Post by Christopher1watson »

crash93ssei wrote:I think that you need to check your fuel pressure. Just because you have a new pump and filter does not mean you can't possibly have a pressure problem.

Get a pressure gauge and check your pressure while driving when the problem happens.

A NEW balancer is only $165.00 from GMPartsDirect.com, but I would't recommend jumping to conclusions and changing that right away. I seriously doubt that is your problem, just wanted you to know that they can be had new for much less then $300 + :wink:

Believe me, I know all about running in circles chasing an electrical problem. I chased a problem down on my '93 for two months last summer after it died on me with no warning.
This problem only occurs when it's 70 degrees or, above.

Fuel pressure is 42-47 lbs. Same as it was with the other pump. Changing the pump did not change the problem. I've installed ovr 100 new electric fuel pumps. Never put in a bad new one, yet. I know you can get bad new parts. But, this is not a pump problem. It's a power/ground problem in the fuel pump electrical circut most likely. The pump hums steady. But, the car acted up a few days ago for a couple of minutes. It was only 50 outside. But, I had had it running for over 2 hrs. I got in it to go to town. And, it didn't want to go. I thought cool. Let's check some things. I had already removed the back seat to listen to it. The pump was making a weird sound. Like it was stopping and, starting. Totally different sound. So, I turned it off and, restarted to take it to where my tools are. It has to be restarted to get power back. It quit. And, ran fine. I drove it to town. Drove it around my pasture. Ran great. I'll have to get a warm enough day to get it to act up. It's 32 outside, right now. I do suspect low fuel pressure. But, I,m looking at why the electrical circuit is shutting down the power to the pump. It was like the relay was kicking on and, off when I heard it. I've changed the relay. Didn't help.

I need to know if there's a ground point in the right front kick panel area. I've checked the one in the floor pan on the right side. Left side, to. And,, I've checked the Ground by the Emergency Brake Pedal.

I need to know of any ground locations in the trunk. My floor pan ground check indicated more grounding points. Possibly in the trunk or, under the seat/behind the seat. I've had the seat out. Didn't see one there. I need to pull the upper rear seat and, clear the trunk and, look.

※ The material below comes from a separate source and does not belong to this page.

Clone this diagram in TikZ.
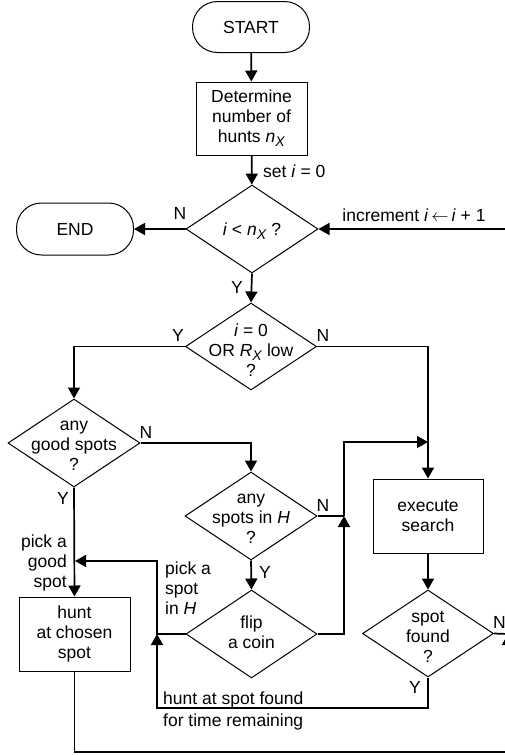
\documentclass[tikz,border=0pt]{standalone}
\usepackage{fontspec}
\setmainfont{Liberation Sans}
\usetikzlibrary{arrows.meta,shapes.geometric}
\newcommand\myfs{\fontsize{17.5}{20}\selectfont}
\newcommand\mysub[1]{\raisebox{-4pt}{\fontsize{14}{14}\selectfont\textit{#1}}}
\begin{document}
\begin{tikzpicture}[x=1pt,y=-1pt,
  conn/.style={line width=1.7pt},
  arr/.style={conn,-{Triangle[length=11pt,width=12pt]}},
  dia/.style={draw,line width=1pt,diamond,inner sep=0pt,minimum width=132pt,minimum height=88pt},
  box/.style={draw,line width=1pt,rectangle,inner sep=0pt,align=center,font=\myfs,minimum width=111pt,minimum height=74pt},
  term/.style={draw,line width=1pt,rectangle,rounded corners=25pt,minimum width=117pt,minimum height=51pt,font=\myfs},
  txt/.style={align=center,font=\myfs,inner sep=0pt},
  lbl/.style={font=\myfs,inner sep=0pt}]
\useasboundingbox (0,0) rectangle (505,755);
\clip (0,0) rectangle (505,755);

% nodes
\node[term] (start) at (251,27) {START};
\node[box, minimum height=73pt] (det) at (251.5,118.5) {Determine\\number of\\hunts \textit{n}\mysub{X}};
\node[dia] (d1) at (252,229) {};
\node[txt] (d1t) at (252,231) {\textit{i} < \textit{n}\mysub{X} ?};
\node[term, minimum height=52pt] (end) at (75,229) {END};
\node[dia, minimum width=131pt, minimum height=87pt] (d2) at (251,346.5) {};
\node[txt] (d2t) at (251,350) {\textit{i} = 0\\OR \textit{R}\mysub{X} low\\?};
\node[dia] (d3) at (74,443) {};
\node[txt] (d3t) at (74,446) {any\\good spots\\?};
\node[dia] (d4) at (251,516) {};
\node[txt] (d4t) at (251,519) {any\\spots in \textit{H}\\?};
\node[box, minimum width=110pt] (exec) at (428,516) {execute\\search};
\node[dia, minimum width=131pt, minimum height=87pt] (d5) at (428,633.5) {};
\node[txt] (d5t) at (428,637) {spot\\found\\?};
\node[dia, minimum width=131pt] (d6) at (251.5,634) {};
\node[txt] (d6t) at (251.5,632) {flip\\a coin};
\node[box] (hunt) at (74.5,634) {hunt\\at chosen\\spot};

% coordinates
\coordinate (jr) at (344,516);
\coordinate (ex) at (428,442);
\coordinate (jl) at (157,634);
\coordinate (gl) at (75,561);
\coordinate (yb) at (157,708);
\coordinate (br) at (508,752);
\coordinate (rm) at (508,634);
\coordinate (rin) at (508,229);

% connectors
\draw[arr] (start) -- (det);
\draw[arr] (det) -- (d1);
\draw[arr] (d1.west) -- (end.east);
\draw[conn] (rm) -- (rin);
\draw[arr] (rin) -- (d1.east);
\draw[arr] (d1.south) -- (d2.north);
\draw[arr] (d2.west) -| (d3.north);
\draw[arr] (d2.east) -| (exec.north);
\draw[arr] (d3.east) -| (d4.north);
\draw[arr] (d3.south) -- (hunt.north);
\draw[arr] (d4.south) -- (d6.north);
\draw[conn] (d4.east) -- (jr);
\draw[arr] (d6.east) -| (jr);
\draw[arr] (jr) |- (ex);
\draw[arr] (exec.south) -- (d5.north);
\draw[arr] (d6.west) -- (jl) |- (gl);
\draw[arr] (d5.south) |- (yb) -- (jl);
\draw[conn] (d5.east) -- (rm);
\draw[arr] (hunt.south) |- (br) -- (rm);

% labels
\node[lbl, anchor=west] (ls) at (263,171) {set \textit{i} = 0};
\node[lbl] (n1) at (180,213) {N};
\node[lbl] (inc) at (414,215) {increment \textit{i}\,$\leftarrow$\,\textit{i} + 1};
\node[lbl] (y1) at (237,287) {Y};
\node[lbl] (y2) at (178,335) {Y};
\node[lbl] (n2) at (323,335) {N};
\node[lbl] (n3) at (146,432) {N};
\node[lbl] (y3) at (63,498) {Y};
\node[lbl] (n4) at (323,505) {N};
\node[lbl] (y4) at (265,572) {Y};
\node[lbl, align=right, anchor=east] (pg) at (67,563) {pick a\\good\\spot};
\node[lbl, align=left, anchor=west] (ph) at (165,588) {pick a\\spot\\in \textit{H}};
\node[lbl] (n5) at (499.5,622) {N};
\node[lbl] (y5) at (415,687) {Y};
\node[lbl, anchor=base west] (hs1) at (163,704) {hunt at spot found};
\node[lbl, anchor=base west] (hs2) at (163,726) {for time remaining};
\end{tikzpicture}
\end{document}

Old Fuel filter same problem. New fuel filter same problem. Old pump, same problem. Tank removed, and, pump checked for leakage through the attachment hose. Tank inspect for cleanliness. Tanks was clean. Reinstalled. No change. Pulled tank again. Installed brand new Borg Warner pump. With new sock. Tank was still clean. No change. Same problem exists. If, it's low pressure. Which I highly believe it is, the way it acts. It's because it's loosing voltage supply to the pump somehow. When it acts up again. I'll be pulling the seat listening to the pump. I can also, control the fuel pump relay myself. That's where, I'm headed. Jumper wires. There's the human/computer trying to solve this. LOL. ME.

As for the balancer. It's not a problem at all. Except, it's a problem fixing to happen. It's old and, the rubber is rotton. It will come apart one day. And, destroy my CPS leaveing me stranded. I can get on for 10$ at the pull it yourself salvage yard. But, that is a good price. Thanks. I didn't get a jobber price quote. I just called the dealer. I'd have a new one if my 1/2 inch extension hadn't broke when I was trying to break the crank bolt loose.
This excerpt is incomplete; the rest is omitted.